De forma resumida, sem um incentivo financeiro na forma de R$ 15 milhões em emendas para que deputados votem nas propostas de interesse do Governo, elas não avançam – pois são propostas danosas.

Para bom entender, eles abusam de um mensalão turbinado, uma escancarada compra de votos. Além de tudo, estes recursos não requerem o detalhamento dos gastos e são destinados a apenas alguns parlamentares.

Bolsonaro e Lira

Com esta decisão, o presidente Jair Bolsonaro pode perder apoio no Congresso em votações cruciais para o futuro do governo em caso de derrota no STF.

Isso porque, a partir de agora, ele não poderá usar os R$ 17 bilhões reservados de forma secreta para “incentivar” deputados a votarem com ele. Por cabeça, até R$ 15 milhões ganhava um deputado por voto.

A mais imediata destas votações é a da PEC dos Precatórios, que deve ser analisada em segundo turno na Câmara hoje. E o presidente não esconde seu descontentamento.

Nesta mesma manhã, Bolsonaro criticou hoje o STF pelo o que ele diz ser “excesso de interferência”. Diretamente aos seguidores bolsonaristas, no canal de Youtube Jornal da Cidade, Bolsonaro criticou até mesmo o uso da palavra “orçamento secreto”.

“Você vê o STF também. Cada vez mais o Supremo, na verdade, interfere em tudo. Hoje teve interferência agora nessa história do orçamento secreto. Orçamento secreto publicado no Diário Oficial da União… Mas tudo bem”. Jair Bolsonaro, presidente.

Famoso por seus apelidos jocosos, o presidente esperava que o STF “cagasse” para o destino ignorado do dinheiro usado em compra de votos, uma espécie de “Mensalão” turbinado. Ou “bolsolão”.

O deputado federal Alessandro Molon (PSB-RJ), líder da oposição, por exemplo, afirmou que a revelação do “orçamento secreto” no Congresso é o episódio mais grave que já aconteceu no Legislativo.

“Eu considero esse orçamento paralelo ou secreto o que eu já vi de mais grave na minha experiência no Parlamento. Nunca vi um esquema nesse volume de recursos”. Alessandro Molon.

Antes da votação ter avançado, o presidente da Câmara dos Deputados, Arthur Lira (PP-AL), pediu a revogação da decisão da ministra. Ele se manifestou ao STF dizendo que a decisão da ministra seria “uma afronta ao princípio da separação de poderes”.

O presidente do Congresso, Arthur Lira (PP-AL), ao lado do presidente do STF, ministro Luis Fux

Arthur Lira, para constar, foi apenas coerente com sua retórica. Há duas semanas, por exemplo, ele já havia criticado em plena sessão do Plenário, o relatório da CPI da Pandemia do Senado.

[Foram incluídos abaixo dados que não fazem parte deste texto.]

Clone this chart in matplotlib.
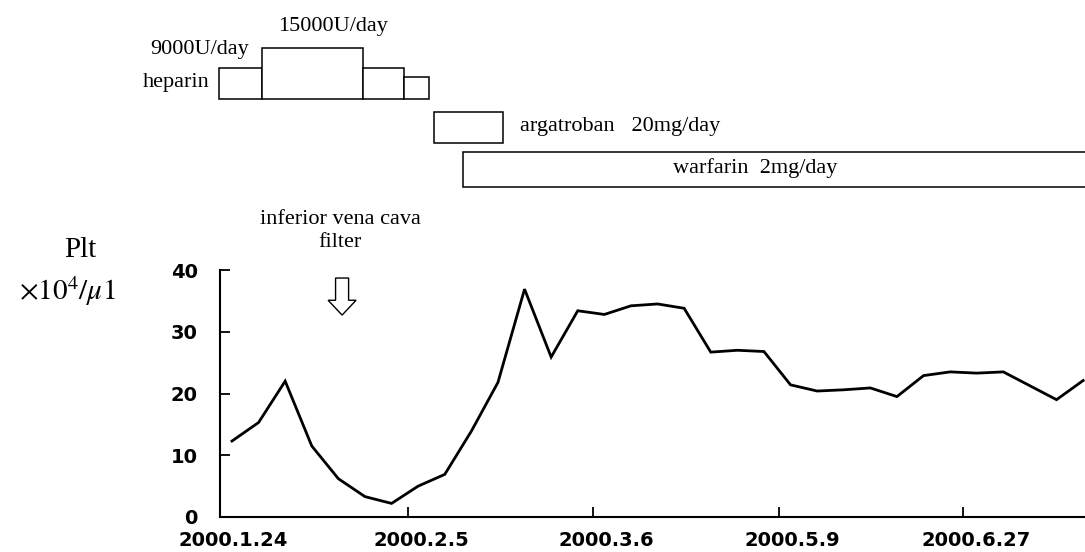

“Para mim, é motivo de grande indignação como presidente da Câmara e como cidadão brasileiro tomar conhecimento das conclusões encaminhadas pelo relator da CPI da Covid do Senado Federal. É inaceitável, repito, inaceitável a proposta de indiciamento de deputados desta Casa no relatório daquela comissão parlamentar de inquérito”. Arthur Lira.

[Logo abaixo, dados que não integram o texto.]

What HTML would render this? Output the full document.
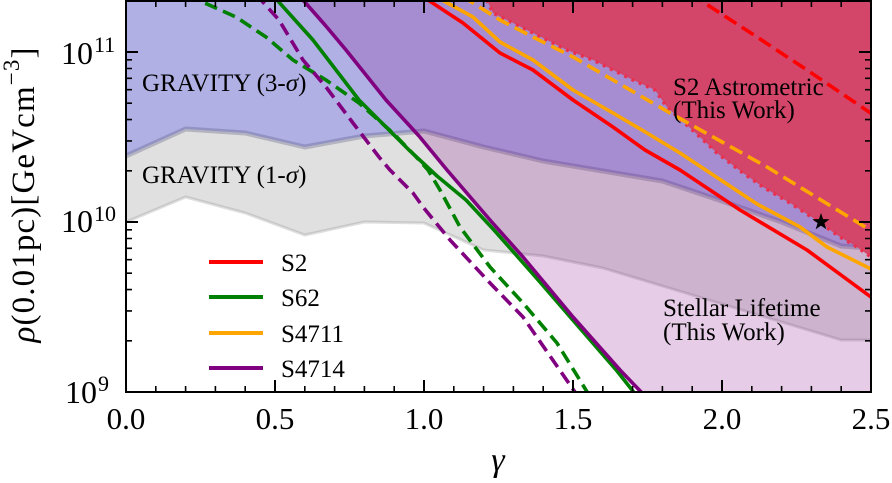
<!DOCTYPE html>
<html>
<head>
<meta charset="utf-8">
<style>
html,body{margin:0;padding:0;background:#fff;}
svg{display:block;font-family:"Liberation Serif","Times New Roman","DejaVu Serif",serif;}
text,tspan{font-family:"Liberation Serif","Times New Roman","DejaVu Serif",serif;fill:#000;}
</style>
</head>
<body>
<svg width="892" height="483" viewBox="0 0 892 483" xmlns="http://www.w3.org/2000/svg" font-family="Liberation Serif, Times New Roman, serif">
<defs>
<clipPath id="plot"><rect x="126" y="1" width="745" height="391"/></clipPath>
</defs>
<g clip-path="url(#plot)">
  <polygon fill="#e0e0e0" points="126,222 185.6,197 245.2,213 304.8,235 364.4,222 424,223 483.6,250 543.2,256 602.8,268 662.4,286 722,304 781.6,322 841.2,340 880,340 880,-10 120,-10 120,222"/>
  <polygon fill="#b0b0e4" points="120,156 126,156 185.6,129 245.2,133 304.8,147 364.4,136 424,131 483.6,147 543.2,161 602.8,171 662.4,181 722,201 781.6,222 841.2,246 880,249 880,-10 120,-10"/>
  <polyline fill="none" stroke="rgba(70,70,110,0.28)" stroke-width="5" stroke-linejoin="round" points="120,156 126,156 185.6,129 245.2,133 304.8,147 364.4,136 424,131 483.6,147 543.2,161 602.8,171 662.4,181 722,201 781.6,222 841.2,246 880,249"/>
  <polyline fill="none" stroke="rgba(110,110,110,0.22)" stroke-width="3" stroke-linejoin="round" points="120,222 126,222 185.6,197 245.2,213 304.8,235 364.4,222 424,223 483.6,250 543.2,256 602.8,268 662.4,286 722,304 781.6,322 841.2,340 880,340"/>
  <polygon fill="#800080" fill-opacity="0.2" points="297,-8 303,0 325,25 346,50 366,75 386,100 419,136 447,170 490,220 523,257 573,317 620,370 642,392 650,400 880,400 880,-10 297,-10"/>
  <polygon fill="#d44669" points="487,-10 487,0 493,13 533,33 567,50 593,60 633,80 655,90 667,107 700,137 717,153 743,173 763,187 790,203 813,218 840,237 857,247 871,257 880,262 880,-10"/>
  <polyline fill="none" stroke="#e8304f" stroke-width="3.5" stroke-dasharray="3 5" points="487,0 493,13 533,33 567,50 593,60 633,80 655,90 667,107 700,137 717,153 743,173 763,187 790,203 813,218 840,237 857,247 871,257"/>

  <polyline fill="none" stroke="#ff0000" stroke-width="3.6" stroke-linejoin="round" points="420,-5 428,0 463,23 500,53 533,70 573,100 613,127 645,150 680,170 740,210 807,250 875,300"/>
  <polyline fill="none" stroke="#ff0000" stroke-width="3.6" stroke-dasharray="14 6.5" points="690,-6 700,0 757,37 807,70 875,116"/>
  <polyline fill="none" stroke="#008000" stroke-width="3.6" stroke-linejoin="round" points="270,-8 277,0 295,20 313,40 336,70 359,100 384,125 409,150 437,176 466,200 494,230 540,282 571,318 617,371 636,395"/>
  <polyline fill="none" stroke="#008000" stroke-width="3.6" stroke-dasharray="13 6.5" points="188,-6 198,0 236,17 266,37 293,60 326,80 359,103 393,133 419,160 428,170 440,190 460,227 490,267 523,303 557,343 589,395"/>
  <polyline fill="none" stroke="#ffa500" stroke-width="3.6" stroke-linejoin="round" points="434,-5 442,0 473,17 500,42 533,60 573,90 613,113 647,133 680,153 757,204 800,227 827,247 875,271"/>
  <polyline fill="none" stroke="#ffa500" stroke-width="3.6" stroke-dasharray="14 6.5" points="462,-4 473,3 500,20 533,37 573,57 613,80 670,113 767,167 875,233"/>
  <polyline fill="none" stroke="#800080" stroke-width="3.6" stroke-linejoin="round" points="297,-8 303,0 325,25 346,50 366,75 386,100 419,136 447,170 490,220 523,257 573,317 620,370 644,395"/>
  <polyline fill="none" stroke="#800080" stroke-width="3.6" stroke-dasharray="13 6.5" points="256,-6 261,0 279,20 303,60 326,87 353,123 379,157 390,170 413,193 423,207 450,240 490,283 523,317 577,395"/>

  <polygon fill="#000" points="821,213 823.1,219.1 829.6,219.2 824.4,223.1 826.3,229.3 821,225.6 815.7,229.3 817.6,223.1 812.4,219.2 818.9,219.1"/>
</g>

<text x="142" y="91" font-size="25">GRAVITY (3-<tspan font-style="italic">σ</tspan>)</text>
<text x="142" y="183" font-size="25">GRAVITY (1-<tspan font-style="italic">σ</tspan>)</text>
<text x="673" y="95" font-size="25">S2 Astrometric</text>
<text x="673" y="118" font-size="25">(This Work)</text>
<text x="663" y="316" font-size="25">Stellar Lifetime</text>
<text x="663" y="340" font-size="25">(This Work)</text>

<g stroke-width="4">
  <line x1="209" y1="262" x2="263" y2="262" stroke="#ff0000"/>
  <line x1="209" y1="297" x2="263" y2="297" stroke="#008000"/>
  <line x1="209" y1="333" x2="263" y2="333" stroke="#ffa500"/>
  <line x1="209" y1="368" x2="263" y2="368" stroke="#800080"/>
</g>
<text x="281" y="271" font-size="25">S2</text>
<text x="281" y="306" font-size="25">S62</text>
<text x="281" y="342" font-size="25">S4711</text>
<text x="281" y="377" font-size="25">S4714</text>

<rect x="126" y="1" width="745" height="391" fill="none" stroke="#000" stroke-width="2"/>
<path stroke="#000" stroke-width="2" fill="none" d="
M126 392v-12 M275 392v-12 M424 392v-12 M573 392v-12 M722 392v-12 M871 392v-12
M126 1v12 M275 1v12 M424 1v12 M573 1v12 M722 1v12 M871 1v12
M126 392h12 M126 222h12 M126 52h12
M871 392h-12 M871 222h-12 M871 52h-12"/>
<path stroke="#000" stroke-width="1.6" fill="none" d="
M155.8 392v-6 M185.6 392v-6 M215.4 392v-6 M245.2 392v-6 M304.8 392v-6 M334.6 392v-6 M364.4 392v-6 M394.2 392v-6 M453.8 392v-6 M483.6 392v-6 M513.4 392v-6 M543.2 392v-6 M602.8 392v-6 M632.6 392v-6 M662.4 392v-6 M692.2 392v-6 M751.8 392v-6 M781.6 392v-6 M811.4 392v-6 M841.2 392v-6
M155.8 1v6 M185.6 1v6 M215.4 1v6 M245.2 1v6 M304.8 1v6 M334.6 1v6 M364.4 1v6 M394.2 1v6 M453.8 1v6 M483.6 1v6 M513.4 1v6 M543.2 1v6 M602.8 1v6 M632.6 1v6 M662.4 1v6 M692.2 1v6 M751.8 1v6 M781.6 1v6 M811.4 1v6 M841.2 1v6
M126 340.8h6 M126 310.9h6 M126 289.6h6 M126 273.2h6 M126 259.7h6 M126 248.3h6 M126 238.5h6 M126 229.8h6
M126 170.8h6 M126 140.9h6 M126 119.6h6 M126 103.2h6 M126 89.7h6 M126 78.3h6 M126 68.5h6 M126 59.8h6
M871 340.8h-6 M871 310.9h-6 M871 289.6h-6 M871 273.2h-6 M871 259.7h-6 M871 248.3h-6 M871 238.5h-6 M871 229.8h-6
M871 170.8h-6 M871 140.9h-6 M871 119.6h-6 M871 103.2h-6 M871 89.7h-6 M871 78.3h-6 M871 68.5h-6 M871 59.8h-6"/>

<g font-size="31" text-anchor="middle">
  <text x="126" y="429">0.0</text>
  <text x="275" y="429">0.5</text>
  <text x="424" y="429">1.0</text>
  <text x="573" y="429">1.5</text>
  <text x="722" y="429">2.0</text>
  <text x="871" y="429">2.5</text>
</g>
<text x="93" y="64" font-size="32" text-anchor="end">10</text>
<text x="94" y="52" font-size="22">11</text>
<text x="93" y="232" font-size="32" text-anchor="end">10</text>
<text x="94" y="221" font-size="22">10</text>
<text x="97" y="403" font-size="32" text-anchor="end">10</text>
<text x="98" y="391" font-size="22">9</text>

<text x="498" y="471" font-size="34" font-style="italic" text-anchor="middle">γ</text>
<text transform="translate(34,195) rotate(-90)" font-size="33" text-anchor="middle" textLength="295" lengthAdjust="spacing"><tspan font-style="italic">ρ</tspan>(0.01pc)[GeVcm<tspan font-size="23" dy="-15">−3</tspan><tspan dy="15">]</tspan></text>
</svg>
</body>
</html>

Ele foi além e afirmou que o relator da CPI, Renan Calheiros, teria errado ao equiparar parlamentares com pessoas comuns. Assim sendo, o que é uma ministra do STF suspendendo uma escancarada compra bilionária de votos, através de um “orçamento secreto”?

Emendas

As emendas são “propostas por meio das quais os parlamentares podem opinar ou influir na alocação de recursos públicos em função de compromissos políticos que assumiram durante seu mandato, tanto junto aos estados e municípios quanto a instituições”.

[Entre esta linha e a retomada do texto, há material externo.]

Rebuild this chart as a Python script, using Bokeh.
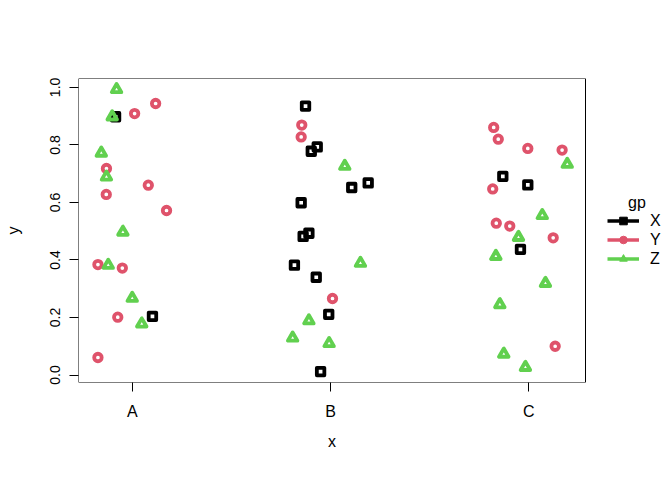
import numpy as np
from bokeh.plotting import figure
from bokeh.models import (Range1d, FixedTicker, Legend, LegendItem, Label, NumeralTickFormatter,
                          BoxAnnotation, Title)
from bokeh.embed import file_html
from bokeh.resources import INLINE

# ---- data ----
categories = ["A", "B", "C"]
cat_pos = [1, 2, 3]
y_ticks = [0.0, 0.2, 0.4, 0.6, 0.8, 1.0]
groups = ["X", "Y", "Z"]
colors = ["#000000", "#DF536B", "#61D04F"]
markers = ["square", "circle", "triangle"]

# jittered x positions (1=A, 2=B, 3=C) and y values per group
x_X = [0.916, 1.102,
       1.874, 1.933, 1.903, 2.190, 2.107, 1.852, 1.891, 1.862, 1.818, 1.928, 1.991, 1.950,
       2.869, 2.995, 2.958]
y_X = [0.898, 0.204,
       0.935, 0.793, 0.778, 0.668, 0.652, 0.599, 0.493, 0.482, 0.382, 0.340, 0.211, 0.012,
       0.691, 0.661, 0.437]

x_Y = [1.118, 1.012, 0.870, 1.081, 0.869, 1.173, 0.827, 0.950, 0.927, 0.827,
       1.855, 1.852, 2.010,
       2.823, 2.846, 2.995, 3.168, 2.818, 2.836, 2.904, 3.123, 3.133]
y_Y = [0.944, 0.909, 0.718, 0.660, 0.628, 0.572, 0.384, 0.372, 0.201, 0.061,
       0.869, 0.828, 0.266,
       0.861, 0.820, 0.788, 0.782, 0.647, 0.528, 0.518, 0.477, 0.100]

x_Z = [0.921, 0.899, 0.844, 0.870, 0.953, 0.879, 1.000, 1.048,
       2.072, 2.151, 1.891, 1.809, 1.993,
       3.194, 3.068, 2.948, 2.834, 3.084, 2.854, 2.874, 2.983]
y_Z = [0.993, 0.898, 0.772, 0.689, 0.497, 0.382, 0.267, 0.178,
       0.726, 0.389, 0.189, 0.129, 0.110,
       0.733, 0.555, 0.479, 0.413, 0.319, 0.245, 0.073, 0.027]

series_x = [x_X, x_Y, x_Z]
series_y = [y_X, y_Y, y_Z]
marker_sizes = [7.5, 7.5, 9.5]

# axis limits of the boxed plot region
xlim = (0.729, 3.286)
ylim = (-0.026, 1.031)

FONT = "Liberation Sans"
W, H = 664, 472
BL, BT, BB = 78, 78, 90
box_px = 507  # width of the boxed region in px; frame extends to the right edge for the legend
frame_px = W - BL
x_end = xlim[0] + (xlim[1] - xlim[0]) * frame_px / box_px

p = figure(width=W, height=H, output_backend="svg", toolbar_location=None,
           x_range=Range1d(xlim[0], x_end), y_range=Range1d(*ylim),
           min_border_left=BL, min_border_right=0, min_border_top=BT, min_border_bottom=BB)
p.xgrid.visible = False
p.ygrid.visible = False
p.outline_line_color = None
p.background_fill_color = "white"
p.border_fill_color = "white"

p.add_layout(BoxAnnotation(left=xlim[0], right=xlim[1], bottom=ylim[0], top=ylim[1],
                           fill_alpha=0, line_color="black", line_alpha=1.0, line_width=1,
                           level="overlay"))

for ax in (p.xaxis, p.yaxis):
    ax.axis_line_color = None
    ax.major_tick_out = 9
    ax.major_tick_in = 0
    ax.major_tick_line_color = "black"
    ax.minor_tick_line_color = None
    ax.major_label_text_font = FONT
    ax.major_label_text_color = "black"
    ax.axis_label_text_font = FONT
    ax.axis_label_text_font_size = "16px"
    ax.axis_label_text_font_style = "normal"
    ax.axis_label_text_color = "black"

p.xaxis.ticker = FixedTicker(ticks=cat_pos)
p.xaxis.major_label_overrides = {k: v for k, v in zip(cat_pos, categories)}
p.xaxis.major_label_text_font_size = "16px"
p.xaxis.major_label_standoff = 11

p.add_layout(Title(text="x", align="left", offset=box_px / 2 - 4, standoff=16,
                   text_font=FONT, text_font_size="16px", text_font_style="normal",
                   text_color="black"), "below")

p.yaxis.ticker = FixedTicker(ticks=y_ticks)
p.yaxis.formatter = NumeralTickFormatter(format="0.0")
p.yaxis.major_label_orientation = "vertical"
p.yaxis.major_label_text_font_size = "14px"
p.yaxis.major_label_standoff = 9
p.yaxis.axis_label = "y"
p.yaxis.axis_label_standoff = 26

for xs, ys, c, m, s in zip(series_x, series_y, colors, markers, marker_sizes):
    p.scatter(xs, ys, marker=m, size=s, fill_color=None, line_color=c,
              line_width=3.8, line_join="round")

items = []
for g, c, m in zip(groups, colors, markers):
    lr = p.line(x=[np.nan], y=[np.nan], line_color=c, line_width=3.5)
    sr = p.scatter(x=[np.nan], y=[np.nan], marker=m, size=8, fill_color=c, line_color=c)
    items.append(LegendItem(label=g, renderers=[lr, sr]))

legend = Legend(items=items, location=(529, 114), padding=0, margin=0, spacing=0,
                glyph_width=32, glyph_height=19, label_height=19, label_standoff=11,
                label_text_font=FONT, label_text_font_size="16px", label_text_color="black",
                border_line_color=None, background_fill_alpha=0)
p.add_layout(legend)

p.add_layout(Label(x=549.5, y=180.4, x_units="screen", y_units="screen", text="gp",
                   text_font=FONT, text_font_size="16px", text_baseline="alphabetic",
                   text_color="black"))

open("out.html", "w").write(file_html(p, INLINE))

Na prática, elas costumam ser usadas para destinar dinheiro a obras e projetos nas bases eleitorais dos parlamentares, o que acaba aumentando o capital político deles.

Por isso que quem vota com os interesses do governo Bolsonaro, ganha mais verbas. Quem vota contra, não leva. Apresentadas ao STF em maio desse ano, as ações questionam a validade das emendas de relator, uma das ferramentas usadas por deputados e senadores para reverter parte do orçamento a suas bases políticas.

O instrumento, que leva o nome técnico de RP9, foi suspenso por Weber devido à falta de transparência, já que esse tipo de emenda não permite a identificação individual dos autores dos pedidos de aplicação de verba e o respectivo destino do dinheiro. Foi pela dificuldade em rastrear os gastos que o dispositivo ficou conhecido como orçamento secreto.